Embora a prática de transferir a carga para um barco maior não seja ilegal, especialistas afirmam que ela pode ajudar a esconder a origem da carga e relatar uma quantidade de pesca inferior à real. Outra ação que pode esconder irregularidade é desligar o sistema de localização, uma prática comum. Ela permite, por exemplo, que o pesqueiro atue dentro da ZEE de um país sem que a presença seja registrada.

O enorme volume de pesca dos navios chineses preocupa não apenas os pescadores locais, mas também os ambientalistas. Uma situação particularmente delicada é o caso da pesca de lulas. Entre 1990 e 2019, o número de barcos de pesca de lulas em águas profundas subiu de seis para 528, e a captura anual foi de cinco mil toneladas para 278 mil, segundo a Global Fishing Watch. Em 2019, a China foi responsável por quase todos os barcos de lula que operam no Pacífico Sul.

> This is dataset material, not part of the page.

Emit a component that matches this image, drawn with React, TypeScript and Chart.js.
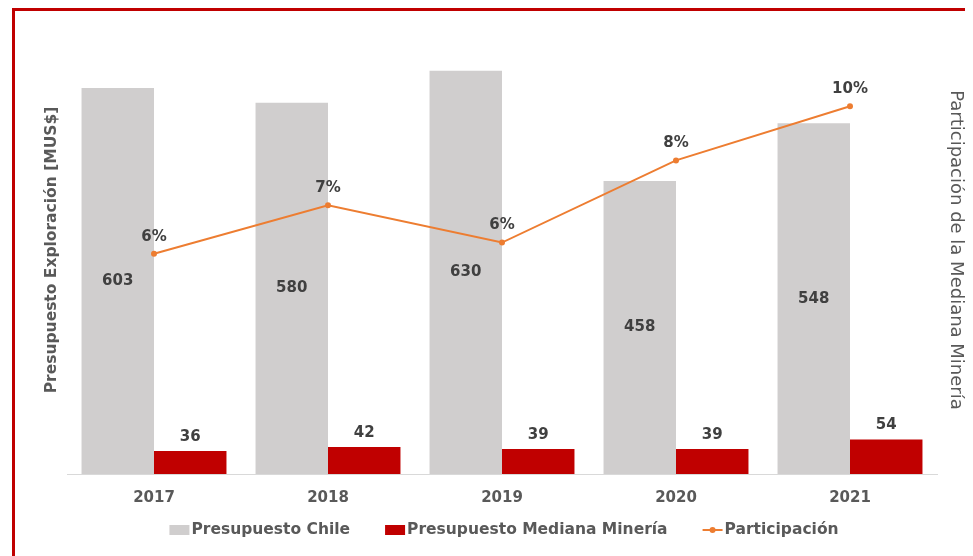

“A preocupação é o grande número de navios e a falta de prestação de contas, para saber o quanto está sendo pescado e para onde está indo”, disse Marla Valentine, oceanógrafa do grupo conservacionista Oceana. “Estou preocupada que os impactos que estão acontecendo agora se espalhem no futuro. Porque não são apenas as lulas que serão afetadas. Vai ser tudo o que se alimenta da lula também”.

Reação sul-americana

Em 2020, o Equador apresentou um protesto a Beijing, que prometeu agir para controlar a situação. No entanto, o governo chinês se limitou a impor uma moratória nos períodos em que os peixes são menos abundantes. Também cortou subsídios governamentais e limitou o tamanho da frota, sem reduzi-la. Nada, porém, que tenha causado impacto positivo relevante.

Por sua vez, a ONG conservacionista Gallifrey Foundation ingressou com ação na Justiça da Argentina cobrando ação mais firme do governo local no que tange à preservação ambiental. Até os EUA entraram na parada, fornecendo US$ 60 milhões anuais aos países da região ao longo da próxima década.

Em termos ambientais, porém, as medidas são insuficientes. E, com o aumento constante do consumo de pescado, que atingiu um recorde em 2019, a única forma de contornar o problema é a conscientização de quem pesca. Sobretudo a China.